A second category includes segments of the popular movements that in large part grew from opposition to the Vietnam war. Their attitudes toward the man who escalated the war from terror to aggression are perhaps more surprising, though it should be recalled that the picture of Kennedy as the leader who was about to lead us to a bright future of peace and justice was carefully nurtured during the Camelot years, with no little success, and has been regularly revived in the course of the critique of the Warren report and the attempts to construct a different picture, which have reached and influenced a wide audience over the years.

Within both categories, some have taken the position that JFK truly departed from the political norm, and had become (or always was) committed to far-reaching policy changes: not only was he planning to withdraw from Vietnam (the core thesis), but also to break up the CIA and the military-industrial complex, to end the Cold War, and otherwise to pursue directions that would indeed have been highly unpopular in the corridors of power. Others reject these assessments, but argue that Kennedy was perceived as a dangerous reformer by right-wing elements (which is undoubtedly true, as it is true of virtually everyone in public life). At this point, the speculations interweave with questions and theories about the assassination. Some take the position that Kennedy was assassinated by a high-level conspiracy determined to make sure that their own man, the hawkish LBJ, would take the reins. It is then necessary to assume further that a conspiracy of quite a remarkable character has concealed the awesome crime. There are other variants.

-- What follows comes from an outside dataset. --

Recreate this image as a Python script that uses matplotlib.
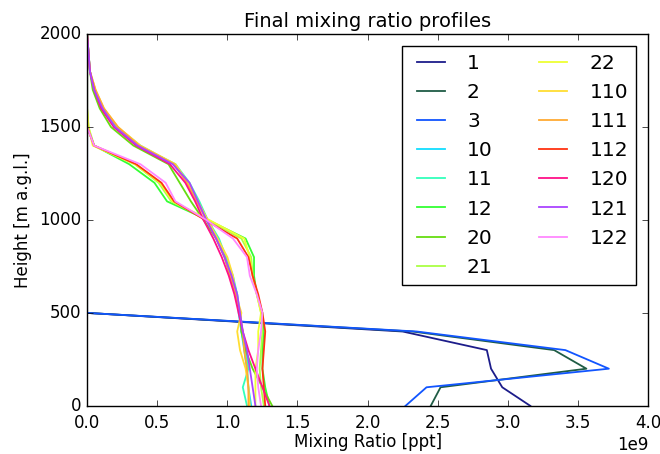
import matplotlib
matplotlib.use("Agg")
import matplotlib.pyplot as plt
import numpy as np

plt.style.use("classic")

heights = [0, 100, 200, 300, 400, 500, 600, 700, 800, 900, 1000,
           1100, 1200, 1300, 1400, 1500, 1600, 1700, 1800, 1900, 2000]

labels = ["1", "2", "3", "10", "11", "12", "20", "21", "22",
          "110", "111", "112", "120", "121", "122"]

colors = ["#1c1c8a", "#1f5c45", "#1155ff", "#11ddff", "#33ffbb", "#33ff33",
          "#66dd11", "#aaff44", "#eeff33", "#ffdd33", "#ffaa33", "#ff3311",
          "#ff1188", "#aa44ff", "#ff88ff"]

# values in units of 1e9 ppt
s1 = [3.16, 2.96, 2.88, 2.85, 2.25, 0, 0, 0, 0, 0, 0, 0, 0, 0, 0, 0, 0, 0, 0, 0, 0]
s2 = [2.45, 2.52, 3.56, 3.33, 2.32, 0, 0, 0, 0, 0, 0, 0, 0, 0, 0, 0, 0, 0, 0, 0, 0]
s3 = [2.27, 2.42, 3.72, 3.41, 2.35, 0, 0, 0, 0, 0, 0, 0, 0, 0, 0, 0, 0, 0, 0, 0, 0]
s10 = [1.17, 1.15, 1.14, 1.12, 1.10, 1.08, 1.07, 1.03, 0.99, 0.93, 0.86, 0.79, 0.72, 0.62, 0.38, 0.21, 0.11, 0.05, 0.02, 0.01, 0.0]
s11 = [1.14, 1.11, 1.15, 1.13, 1.10, 1.09, 1.07, 1.04, 0.99, 0.94, 0.86, 0.80, 0.73, 0.63, 0.37, 0.21, 0.11, 0.05, 0.02, 0.01, 0.0]
s12 = [1.30, 1.27, 1.25, 1.25, 1.26, 1.25, 1.21, 1.19, 1.19, 1.13, 0.86, 0.57, 0.48, 0.30, 0.05, 0.0, 0.0, 0.0, 0.0, 0.0, 0.0]
s20 = [1.32, 1.25, 1.18, 1.13, 1.10, 1.09, 1.06, 1.02, 0.98, 0.92, 0.83, 0.74, 0.66, 0.58, 0.33, 0.17, 0.09, 0.04, 0.02, 0.01, 0.0]
s21 = [1.26, 1.24, 1.23, 1.24, 1.25, 1.24, 1.21, 1.18, 1.17, 1.10, 0.86, 0.60, 0.51, 0.34, 0.05, 0.01, 0.0, 0.0, 0.0, 0.0, 0.0]
s22 = [1.20, 1.20, 1.20, 1.22, 1.22, 1.24, 1.21, 1.18, 1.16, 1.12, 0.87, 0.61, 0.52, 0.34, 0.04, 0.01, 0.0, 0.0, 0.0, 0.0, 0.0]
s110 = [1.16, 1.15, 1.13, 1.09, 1.07, 1.10, 1.06, 1.04, 1.00, 0.93, 0.86, 0.79, 0.72, 0.63, 0.38, 0.22, 0.12, 0.06, 0.02, 0.01, 0.0]
s111 = [1.15, 1.15, 1.14, 1.12, 1.11, 1.09, 1.06, 1.02, 0.98, 0.92, 0.85, 0.78, 0.71, 0.62, 0.37, 0.22, 0.12, 0.06, 0.02, 0.01, 0.0]
s112 = [1.27, 1.26, 1.25, 1.26, 1.27, 1.25, 1.22, 1.18, 1.15, 1.07, 0.84, 0.62, 0.53, 0.35, 0.05, 0.0, 0.0, 0.0, 0.0, 0.0, 0.0]
s120 = [1.30, 1.25, 1.20, 1.15, 1.11, 1.08, 1.05, 1.01, 0.96, 0.90, 0.83, 0.77, 0.70, 0.59, 0.35, 0.19, 0.10, 0.05, 0.02, 0.01, 0.0]
s121 = [1.20, 1.18, 1.16, 1.14, 1.11, 1.09, 1.07, 1.03, 0.98, 0.92, 0.85, 0.79, 0.73, 0.61, 0.36, 0.20, 0.11, 0.05, 0.02, 0.01, 0.0]
s122 = [1.24, 1.22, 1.21, 1.22, 1.24, 1.25, 1.21, 1.16, 1.14, 1.04, 0.85, 0.63, 0.56, 0.38, 0.05, 0.0, 0.0, 0.0, 0.0, 0.0, 0.0]

series = [s1, s2, s3, s10, s11, s12, s20, s21, s22,
          s110, s111, s112, s120, s121, s122]
SCALE = 1e9

fig = plt.figure(figsize=(6.6, 4.54), dpi=100, facecolor="white")
ax = fig.add_axes([0.132, 0.106, 0.85, 0.819])

for lab, col, vals in zip(labels, colors, series):
    ax.plot(np.array(vals) * SCALE, heights, color=col, lw=1.3, label=lab)

ax.set_xlim(0, 4.0e9)
ax.set_ylim(0, 2000)
ax.set_xticks(np.arange(0, 4.01e9, 0.5e9))
ax.set_yticks([0, 500, 1000, 1500, 2000])
ax.set_title("Final mixing ratio profiles", fontsize=14)
ax.set_xlabel("Mixing Ratio [ppt]", fontsize=12, labelpad=1)
ax.set_ylabel("Height [m a.g.l.]", fontsize=12)
ax.tick_params(labelsize=12)
ax.tick_params(axis="x", pad=5.5)
ax.xaxis.get_offset_text().set_fontsize(12)

ax.legend(loc="upper right", ncol=2, fontsize=14.5, labelspacing=0.5,
          borderaxespad=0.6)

fig.savefig("out.png", dpi=100, facecolor="white")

Of all of these theories, the only ones of any general interest are those that assume a massive cover-up, and a high-level conspiracy that required that operation. In that case, the assassination was an event of true political significance, breaking sharply from the normal course of politics and exercise of power. Such ideas make little sense unless coupled with the thesis that JFK was undertaking radical policy changes, or perceived to be by policy insiders.